| RECORDED DATA |
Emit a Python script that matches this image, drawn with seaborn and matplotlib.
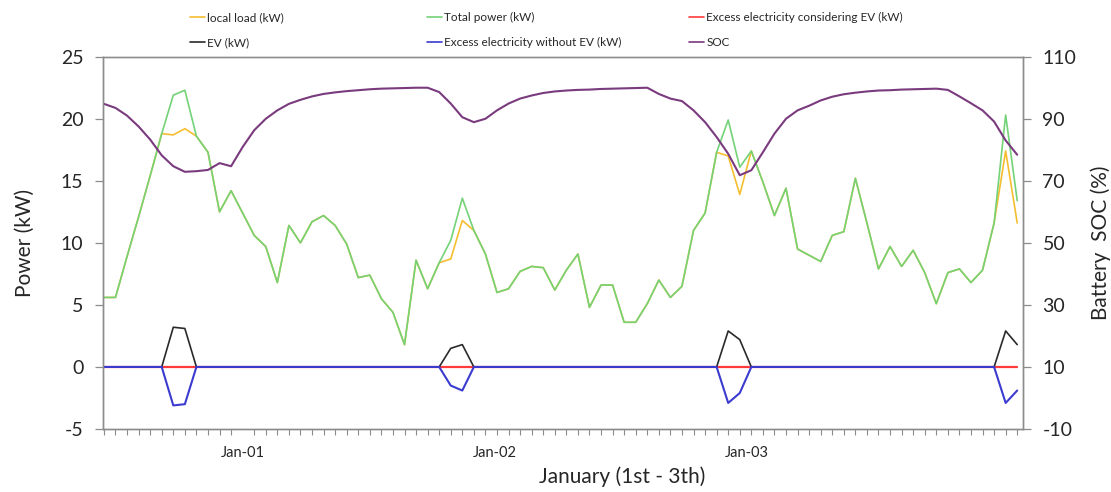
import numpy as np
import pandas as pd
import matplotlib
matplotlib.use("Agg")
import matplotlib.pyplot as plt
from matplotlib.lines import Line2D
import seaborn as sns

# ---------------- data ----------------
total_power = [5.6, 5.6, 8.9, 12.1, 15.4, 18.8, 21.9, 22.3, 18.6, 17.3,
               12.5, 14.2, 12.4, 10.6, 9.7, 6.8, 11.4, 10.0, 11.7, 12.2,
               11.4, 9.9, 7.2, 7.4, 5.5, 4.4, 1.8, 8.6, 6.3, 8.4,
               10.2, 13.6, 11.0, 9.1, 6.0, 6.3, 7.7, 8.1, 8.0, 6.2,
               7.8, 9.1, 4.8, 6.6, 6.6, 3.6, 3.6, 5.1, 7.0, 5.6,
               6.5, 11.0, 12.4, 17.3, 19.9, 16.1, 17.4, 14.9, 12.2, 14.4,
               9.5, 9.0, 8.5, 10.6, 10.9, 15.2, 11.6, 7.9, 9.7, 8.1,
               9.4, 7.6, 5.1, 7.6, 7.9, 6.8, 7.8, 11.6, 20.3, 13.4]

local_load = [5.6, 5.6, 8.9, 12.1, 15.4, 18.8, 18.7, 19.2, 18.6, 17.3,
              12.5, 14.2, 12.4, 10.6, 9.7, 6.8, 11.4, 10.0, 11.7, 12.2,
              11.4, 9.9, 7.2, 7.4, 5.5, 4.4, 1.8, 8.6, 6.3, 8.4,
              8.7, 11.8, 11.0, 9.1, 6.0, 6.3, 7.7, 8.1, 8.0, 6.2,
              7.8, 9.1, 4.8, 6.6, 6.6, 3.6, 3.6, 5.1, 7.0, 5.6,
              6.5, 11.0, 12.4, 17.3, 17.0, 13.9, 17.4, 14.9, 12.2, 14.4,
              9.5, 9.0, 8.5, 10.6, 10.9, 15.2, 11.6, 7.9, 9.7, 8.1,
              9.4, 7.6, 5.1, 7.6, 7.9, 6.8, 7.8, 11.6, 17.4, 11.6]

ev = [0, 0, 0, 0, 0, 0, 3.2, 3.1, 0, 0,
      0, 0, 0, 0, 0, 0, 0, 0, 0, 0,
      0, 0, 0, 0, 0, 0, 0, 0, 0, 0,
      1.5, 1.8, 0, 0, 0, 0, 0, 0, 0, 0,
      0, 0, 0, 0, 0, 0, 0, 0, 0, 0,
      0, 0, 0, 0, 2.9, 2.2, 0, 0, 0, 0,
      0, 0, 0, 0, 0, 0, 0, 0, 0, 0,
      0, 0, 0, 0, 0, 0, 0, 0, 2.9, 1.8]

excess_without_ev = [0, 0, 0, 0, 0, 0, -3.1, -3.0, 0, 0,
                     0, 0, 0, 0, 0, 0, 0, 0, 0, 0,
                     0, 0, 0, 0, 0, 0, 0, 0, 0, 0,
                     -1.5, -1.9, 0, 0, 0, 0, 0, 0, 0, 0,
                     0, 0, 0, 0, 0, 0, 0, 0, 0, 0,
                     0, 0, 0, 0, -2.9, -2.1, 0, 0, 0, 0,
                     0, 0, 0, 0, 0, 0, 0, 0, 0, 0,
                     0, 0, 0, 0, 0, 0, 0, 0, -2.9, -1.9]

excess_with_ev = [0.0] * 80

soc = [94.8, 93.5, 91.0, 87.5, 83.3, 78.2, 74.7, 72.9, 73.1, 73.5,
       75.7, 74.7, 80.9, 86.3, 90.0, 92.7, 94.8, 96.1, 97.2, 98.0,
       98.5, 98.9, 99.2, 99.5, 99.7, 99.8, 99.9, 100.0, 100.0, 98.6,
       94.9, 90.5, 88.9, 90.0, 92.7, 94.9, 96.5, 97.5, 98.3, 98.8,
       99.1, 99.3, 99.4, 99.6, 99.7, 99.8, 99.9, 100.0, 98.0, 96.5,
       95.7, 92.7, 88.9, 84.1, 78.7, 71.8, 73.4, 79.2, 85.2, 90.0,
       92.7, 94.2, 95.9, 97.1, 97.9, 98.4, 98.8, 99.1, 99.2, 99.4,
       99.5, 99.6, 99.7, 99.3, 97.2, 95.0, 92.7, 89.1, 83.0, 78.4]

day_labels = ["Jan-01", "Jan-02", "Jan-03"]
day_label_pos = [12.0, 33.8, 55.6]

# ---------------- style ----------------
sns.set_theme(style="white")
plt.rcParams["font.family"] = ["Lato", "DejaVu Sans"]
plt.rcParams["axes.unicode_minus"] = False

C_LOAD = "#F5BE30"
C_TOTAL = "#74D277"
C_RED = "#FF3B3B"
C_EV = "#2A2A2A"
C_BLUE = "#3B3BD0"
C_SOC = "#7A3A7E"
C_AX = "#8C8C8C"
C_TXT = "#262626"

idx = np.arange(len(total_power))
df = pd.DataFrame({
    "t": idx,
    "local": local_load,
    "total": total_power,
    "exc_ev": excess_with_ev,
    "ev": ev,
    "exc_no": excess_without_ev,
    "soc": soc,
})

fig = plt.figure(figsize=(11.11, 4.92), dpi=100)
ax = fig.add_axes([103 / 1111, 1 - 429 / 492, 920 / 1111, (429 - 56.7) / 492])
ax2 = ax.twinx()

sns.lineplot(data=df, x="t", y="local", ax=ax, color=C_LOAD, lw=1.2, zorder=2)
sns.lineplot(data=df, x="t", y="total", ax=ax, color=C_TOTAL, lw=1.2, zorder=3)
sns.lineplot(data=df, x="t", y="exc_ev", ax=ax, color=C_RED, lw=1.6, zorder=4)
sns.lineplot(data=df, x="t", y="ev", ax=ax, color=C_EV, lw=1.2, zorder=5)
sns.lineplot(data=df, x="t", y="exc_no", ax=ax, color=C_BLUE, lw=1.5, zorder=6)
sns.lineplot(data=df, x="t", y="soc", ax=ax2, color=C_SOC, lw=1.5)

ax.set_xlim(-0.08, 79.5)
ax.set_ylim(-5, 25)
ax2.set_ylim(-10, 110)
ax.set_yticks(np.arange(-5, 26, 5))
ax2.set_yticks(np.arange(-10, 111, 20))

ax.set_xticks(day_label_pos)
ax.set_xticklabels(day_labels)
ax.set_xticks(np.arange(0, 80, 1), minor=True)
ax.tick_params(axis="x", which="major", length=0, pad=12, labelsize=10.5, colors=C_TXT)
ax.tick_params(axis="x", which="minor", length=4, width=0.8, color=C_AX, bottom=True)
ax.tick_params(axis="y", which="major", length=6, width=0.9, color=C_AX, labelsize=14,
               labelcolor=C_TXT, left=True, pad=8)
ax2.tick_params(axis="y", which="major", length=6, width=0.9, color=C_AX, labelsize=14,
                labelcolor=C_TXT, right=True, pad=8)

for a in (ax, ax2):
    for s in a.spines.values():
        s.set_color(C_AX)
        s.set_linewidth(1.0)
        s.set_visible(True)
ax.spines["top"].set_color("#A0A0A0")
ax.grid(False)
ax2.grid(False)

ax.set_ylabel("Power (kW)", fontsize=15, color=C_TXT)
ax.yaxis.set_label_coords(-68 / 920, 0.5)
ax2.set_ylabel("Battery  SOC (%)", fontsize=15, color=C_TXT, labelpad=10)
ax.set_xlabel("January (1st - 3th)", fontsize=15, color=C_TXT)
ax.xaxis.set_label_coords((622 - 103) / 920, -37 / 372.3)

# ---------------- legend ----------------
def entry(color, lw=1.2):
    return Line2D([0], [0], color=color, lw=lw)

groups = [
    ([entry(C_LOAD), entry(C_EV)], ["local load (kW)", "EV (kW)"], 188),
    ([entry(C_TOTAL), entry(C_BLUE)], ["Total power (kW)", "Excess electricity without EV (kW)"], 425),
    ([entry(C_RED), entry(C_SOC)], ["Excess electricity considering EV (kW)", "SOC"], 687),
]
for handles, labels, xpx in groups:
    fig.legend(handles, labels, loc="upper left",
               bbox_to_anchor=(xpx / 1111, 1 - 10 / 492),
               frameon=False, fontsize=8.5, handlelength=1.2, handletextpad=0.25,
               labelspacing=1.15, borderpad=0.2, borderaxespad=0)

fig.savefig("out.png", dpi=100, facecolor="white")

| GOAL OF THE EXERCISE |
Copy nothing but the lines from the first one in the listing through the line with "import seaborn as sns", and omit the pictures.

| EXERCISE ANSWER |
Emit a Python script that matches this image, drawn with seaborn and matplotlib.
import numpy as np
import pandas as pd
import matplotlib
matplotlib.use("Agg")
import matplotlib.pyplot as plt
from matplotlib.lines import Line2D
import seaborn as sns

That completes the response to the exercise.